Arts and Crafts architect Howard Van Doren Shaw (1869-1926) designed and built the Ragdale House and Barn as a summer retreat for his family. The Shaw family was a creative one, including two architects, two poets, a sculptor, a painter, a weaver, and a cartoonist. The family’s creativity lives on in the extended Ragdale family that now takes up residence year-round just 30 miles north of Chicago in Lake Forest, Illinois.
Howard Van Doren Shaw designed the original Ragdale Ring in 1912 as an outdoor theater to perform his wife’s plays, which were often enjoyed by audiences of more than 200 people. His design mirrored an outdoor garden theater he had seen in Italy. The audience sat in a circular orchestra paved with grass and surrounded by a low limestone wall, with the stage level with the top of the wall. Evergreens formed wings for entrances and exits, and columns topped with baskets of stone fruit framed both sides of the stage. Carl Sandburg and Vachel Lindsay—friends of the Shaws—are said to have attended plays there.
The Meadow Studio was built on the 50-acre prairie adjoining Ragdale as a sculpture studio for Shaw’s daughter Sylvia Shaw Judson (1897-1978). Sylvia worked there for 35 years, and many of her pieces feature animals or children. Her most famous sculpture is the Bird Girl, which was featured on the cover of John Berendt’s novel Midnight in the Garden of Good and Evil.
Shaw’s granddaughter, poet Alice Judson Hayes (1922-2006), created the Ragdale Foundation, a nonprofit artists’ community providing a peaceful place for artists to work. She ran it out of her childhood summer home and initially managed everything from admissions to cooking to mowing the lawn.
The Foundation reacquired the Ragdale Barnhouse from the Preston family, who had purchased it from the youngest Shaw daughter, Theodora, in the late 1940s, and remodeled it in the 1950s. The addition of the Barnhouse made it possible for Ragdale to house thirteen artists and writers at a time. Both the Barnhouse and the Ragdale House were added to the National Register of Historic Places.
Alice Judson Hayes donated the buildings and the five-acre grounds to the City of Lake Forest, preserving the Ragdale property. They agreed that the Ragdale Foundation could continue to operate its program and buildings for 25 years.
THE FRIENDS’ STUDIO
Commemorating the long friendship of their mothers, The Friends’ Studio was conceived and funded by Alice Hayes and John Holabird. This large, well-lit space provides live/work spaces for visual artists, composers, choreographers, and performance artists. It also functions as a place for performances and exhibitions.
The Ragdale Foundation Board and then-Executive Director Susan Tillett secured a 99-year lease with the City of Lake Forest, ensuring Ragdale’s long-term future as a thriving artists’ community and asset to Lake Forest.

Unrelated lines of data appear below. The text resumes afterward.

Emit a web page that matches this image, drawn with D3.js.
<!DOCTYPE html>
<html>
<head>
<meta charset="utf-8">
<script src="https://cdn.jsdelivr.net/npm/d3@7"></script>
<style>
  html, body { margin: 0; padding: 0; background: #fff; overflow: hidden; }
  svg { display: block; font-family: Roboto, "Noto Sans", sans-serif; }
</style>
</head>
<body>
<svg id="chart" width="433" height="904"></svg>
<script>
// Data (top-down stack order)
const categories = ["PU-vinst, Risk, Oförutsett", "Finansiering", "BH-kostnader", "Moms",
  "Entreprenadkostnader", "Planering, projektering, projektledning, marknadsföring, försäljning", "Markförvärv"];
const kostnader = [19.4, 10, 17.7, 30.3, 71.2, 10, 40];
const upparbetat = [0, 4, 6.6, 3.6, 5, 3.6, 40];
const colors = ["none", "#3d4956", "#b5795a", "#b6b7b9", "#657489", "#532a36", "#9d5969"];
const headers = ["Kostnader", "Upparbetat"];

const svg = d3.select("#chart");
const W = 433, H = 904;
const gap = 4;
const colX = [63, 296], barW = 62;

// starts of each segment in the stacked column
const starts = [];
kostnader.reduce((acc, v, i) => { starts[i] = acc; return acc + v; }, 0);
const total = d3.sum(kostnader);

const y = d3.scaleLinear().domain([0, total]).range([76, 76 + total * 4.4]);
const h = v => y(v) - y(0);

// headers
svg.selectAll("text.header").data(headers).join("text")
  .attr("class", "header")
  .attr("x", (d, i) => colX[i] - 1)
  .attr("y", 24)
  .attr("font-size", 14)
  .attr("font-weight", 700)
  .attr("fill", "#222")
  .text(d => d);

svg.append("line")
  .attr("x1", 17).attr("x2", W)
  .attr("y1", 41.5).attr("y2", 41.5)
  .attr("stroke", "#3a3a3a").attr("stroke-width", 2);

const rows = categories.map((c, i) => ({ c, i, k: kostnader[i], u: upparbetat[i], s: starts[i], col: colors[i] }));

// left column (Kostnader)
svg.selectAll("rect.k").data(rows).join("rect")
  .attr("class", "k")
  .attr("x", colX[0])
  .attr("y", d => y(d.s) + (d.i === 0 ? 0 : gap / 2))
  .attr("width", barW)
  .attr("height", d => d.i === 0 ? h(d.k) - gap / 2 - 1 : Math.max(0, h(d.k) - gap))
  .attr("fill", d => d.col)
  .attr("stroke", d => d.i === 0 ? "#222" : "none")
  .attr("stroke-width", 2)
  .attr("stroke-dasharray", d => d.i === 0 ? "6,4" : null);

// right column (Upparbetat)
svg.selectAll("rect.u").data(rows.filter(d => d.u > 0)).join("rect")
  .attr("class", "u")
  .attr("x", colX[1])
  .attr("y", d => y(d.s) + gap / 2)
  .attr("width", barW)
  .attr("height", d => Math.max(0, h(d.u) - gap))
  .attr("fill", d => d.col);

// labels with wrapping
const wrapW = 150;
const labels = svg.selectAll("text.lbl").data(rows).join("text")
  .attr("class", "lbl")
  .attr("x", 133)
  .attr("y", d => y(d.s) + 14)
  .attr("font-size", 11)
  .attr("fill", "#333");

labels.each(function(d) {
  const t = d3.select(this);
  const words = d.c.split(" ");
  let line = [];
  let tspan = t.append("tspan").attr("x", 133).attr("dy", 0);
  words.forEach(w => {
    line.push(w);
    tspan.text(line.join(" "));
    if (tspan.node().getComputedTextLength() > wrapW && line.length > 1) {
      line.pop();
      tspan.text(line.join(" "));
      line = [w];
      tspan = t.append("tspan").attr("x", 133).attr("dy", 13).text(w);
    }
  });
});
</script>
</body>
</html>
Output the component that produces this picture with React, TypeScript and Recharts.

Ragdale’s $4.5 million capital campaign funded the renovation of the Barnhouse, upgrade of artist facilities, and restoration of Shaw’s landscape, as well as building a $2.5 million endowment. The Chandler Studio, a new universally accessible studio, was one of the capital projects completed through the campaign.
During its 30th anniversary year, Ragdale mourned the loss of founder Alice Judson Hayes. Listen to Remembering Ragdale, a Chicago Public Radio story about one resident’s experience at Ragdale in 2006.
NEW MEADOW STUDIO
Ragdale celebrates the opening of the new Meadow Studio. Once the site of sculptor Sylvia Shaw Judson’s studio, the original structure became dilapidated and was condemned. In 2007, Ragdale began a two-year collaboration with 4th- and 5th-year students from Illinois Institute of Technology’s College of Architecture. Designed and built by the students with Ragdale staff and volunteers, the Meadow Studio sits at the edge of the prairie.
RAGDALE HOUSE RENOVATION
The Ragdale House, the largest artists’ residence at Ragdale, reopened following a year-long renovation and a $3 million capital campaign. The goal was to function better for residents while still retaining the original charm. The most significant areas addressed were electrical, plumbing, heating and cooling systems. Renovation began in March, 2010 when the Lake Forest City Council approved Ragdale’s request to borrow $2 million. Using green technology such as geothermal heating and cooling, Ragdale hopes to realize energy savings of up to $10,000 annually.